In return, 20 cars were donated for the sweepstakes. In each month from September to December, five of the $25,000 convertibles will be given away.
“Since the image of the road is such a big part of both the name of the product and the advertising, this was a natural fit,” said Katz.
Prospective participants need only visit a Claiborne store counter to pick up an entry form, which they then mail in. No purchase is necessary.
In addition, Curve will be launched with two gift-with-purchase promotions: a solid perfume on a necklace for women, and a road atlas for men.
Both varieties of Curve will include an extensive line of ancillary items. The women’s product range will include two sizes of eau de toilette: a 1.7-oz. spray for $35 and a 3.4-oz. version for $45. Rounding out the collection will be a body lotion, bath and shower gel, body powder, bath salts, soap and massage oil spray.
One size of perfume will be sold: a 0.33-oz. purse spray, shaped like the Curve logo, for $45.
The men’s line will include two sizes of cologne: a 2.5-oz. spray for $25 and a 4.2-oz. version for $45. The 4.2-oz. size can be converted to a pour.
The company will also stock an aftershave splash, aftershave moisturizer, shaving gel, hair and body wash, soap, deodorant and — as in the women’s line — a massage oil spray, which is described as having youth appeal.
The packaging for the ancillary products is similar in both lines, with reusable tin containers and little exterior packaging.

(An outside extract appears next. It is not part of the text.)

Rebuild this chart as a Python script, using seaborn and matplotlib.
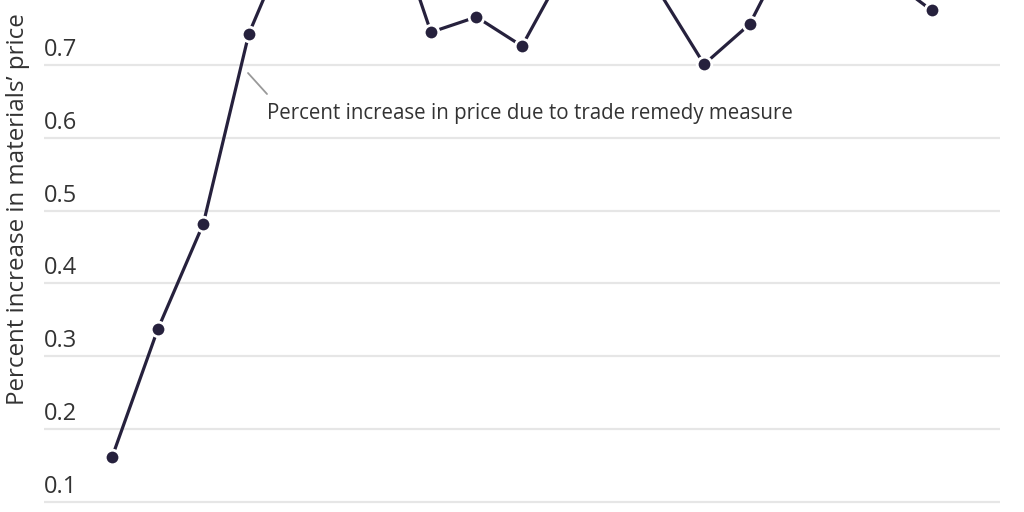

“You have to be eco-conscious with this crowd,” said Art Spiro, vice president of marketing at Claiborne Cosmetics.
The women’s line will be colored chiefly in what the company called periwinkle blue, with the men’s line in amber and citrine.
While the packaging has similarities, the fragrances themselves are entirely different.
The women’s version, created by Givaudan-Roure, is described as a transparent floral. The men’s item, created by International Flavors & Fragrances, is described as woodsy and fresh.
“There’s a compatibility between the two, but they’re different,” Spiro noted.
Added Katz: “Liz Claiborne could never be androgynous.”